> **OBJECTIVE**: Begin with the first line and repeat exactly through the line containing "plt.rcParams['font.family'] = ['Roboto', 'DejaVu"; leave every image out.

> **DATA PROVIDED**:
────────

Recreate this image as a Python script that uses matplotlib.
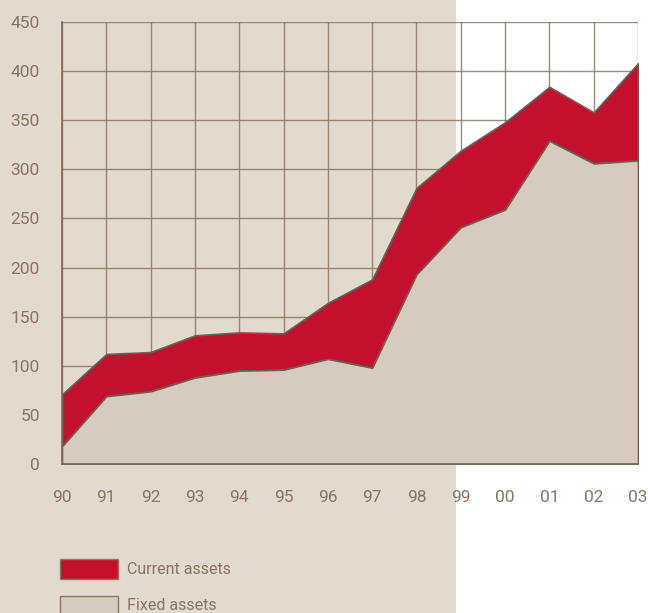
import numpy as np
import matplotlib.pyplot as plt
from matplotlib.patches import Rectangle

# Data
years = ['90', '91', '92', '93', '94', '95', '96', '97', '98', '99', '00', '01', '02', '03']
fixed_assets = [18, 69, 74, 88, 95, 96, 107, 98, 193, 241, 259, 329, 306, 309]
total_assets = [71, 112, 114, 131, 134, 133, 164, 188, 281, 319, 348, 384, 358, 408]

beige = '#e2d9cf'
fixed_col = '#d5cbbf'
red = '#c3102f'
line_col = '#8b7762'
text_col = '#8a7560'

plt.rcParams['font.family'] = ['Roboto', 'DejaVu Sans']

fig = plt.figure(figsize=(6.48, 6.13), dpi=100)
fig.patch.set_facecolor('white')
fig.patches.append(Rectangle((0, 0), 456 / 648, 1, transform=fig.transFigure,
                             facecolor=beige, edgecolor='none', zorder=-10))

ax = fig.add_axes([62 / 648, 1 - 464 / 613, 576 / 648, 442 / 613])
ax.set_facecolor('none')

x = np.arange(len(years))
ax.fill_between(x, fixed_assets, total_assets, facecolor=red, edgecolor='#6e6050',
                linewidth=1.2, zorder=3)
ax.fill_between(x, 0, fixed_assets, facecolor=fixed_col, edgecolor='#6e6050',
                linewidth=1.2, zorder=4)

ax.set_xlim(0, len(years) - 1)
ax.set_ylim(0, 450)
ax.set_xticks(x)
ax.set_xticklabels(years)
ax.set_yticks(np.arange(0, 451, 50))
ax.grid(True, color=line_col, linewidth=1.0, alpha=0.85, zorder=0)
ax.set_axisbelow(True)

for s in ['top', 'right']:
    ax.spines[s].set_visible(False)
for s in ['left', 'bottom']:
    ax.spines[s].set_color('#7a6a55')
    ax.spines[s].set_linewidth(1.2)
    ax.spines[s].set_zorder(5)

ax.tick_params(length=0, labelsize=12.5, colors=text_col)
ax.tick_params(axis='x', pad=18.5)
ax.tick_params(axis='y', pad=16)

# Legend
fig.patches.append(Rectangle((60 / 648, 1 - 579 / 613), 58 / 648, 20 / 613,
                             transform=fig.transFigure, facecolor=red,
                             edgecolor='#8b7762', linewidth=1))
fig.patches.append(Rectangle((60 / 648, 1 - 616 / 613), 58 / 648, 20 / 613,
                             transform=fig.transFigure, facecolor=fixed_col,
                             edgecolor='#8b7762', linewidth=1))
fig.text(127 / 648, 1 - 569 / 613, 'Current assets', color=text_col, fontsize=11.5,
         va='center', ha='left')
fig.text(127 / 648, 1 - 606 / 613, 'Fixed assets', color=text_col, fontsize=11.5,
         va='center', ha='left')

fig.savefig('out.png', dpi=100)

────────

> **WRITTEN ANSWER**:
Recreate this image as a Python script that uses matplotlib.
import numpy as np
import matplotlib.pyplot as plt
from matplotlib.patches import Rectangle

# Data
years = ['90', '91', '92', '93', '94', '95', '96', '97', '98', '99', '00', '01', '02', '03']
fixed_assets = [18, 69, 74, 88, 95, 96, 107, 98, 193, 241, 259, 329, 306, 309]
total_assets = [71, 112, 114, 131, 134, 133, 164, 188, 281, 319, 348, 384, 358, 408]

beige = '#e2d9cf'
fixed_col = '#d5cbbf'
red = '#c3102f'
line_col = '#8b7762'
text_col = '#8a7560'

plt.rcParams['font.family'] = ['Roboto', 'DejaVu Sans']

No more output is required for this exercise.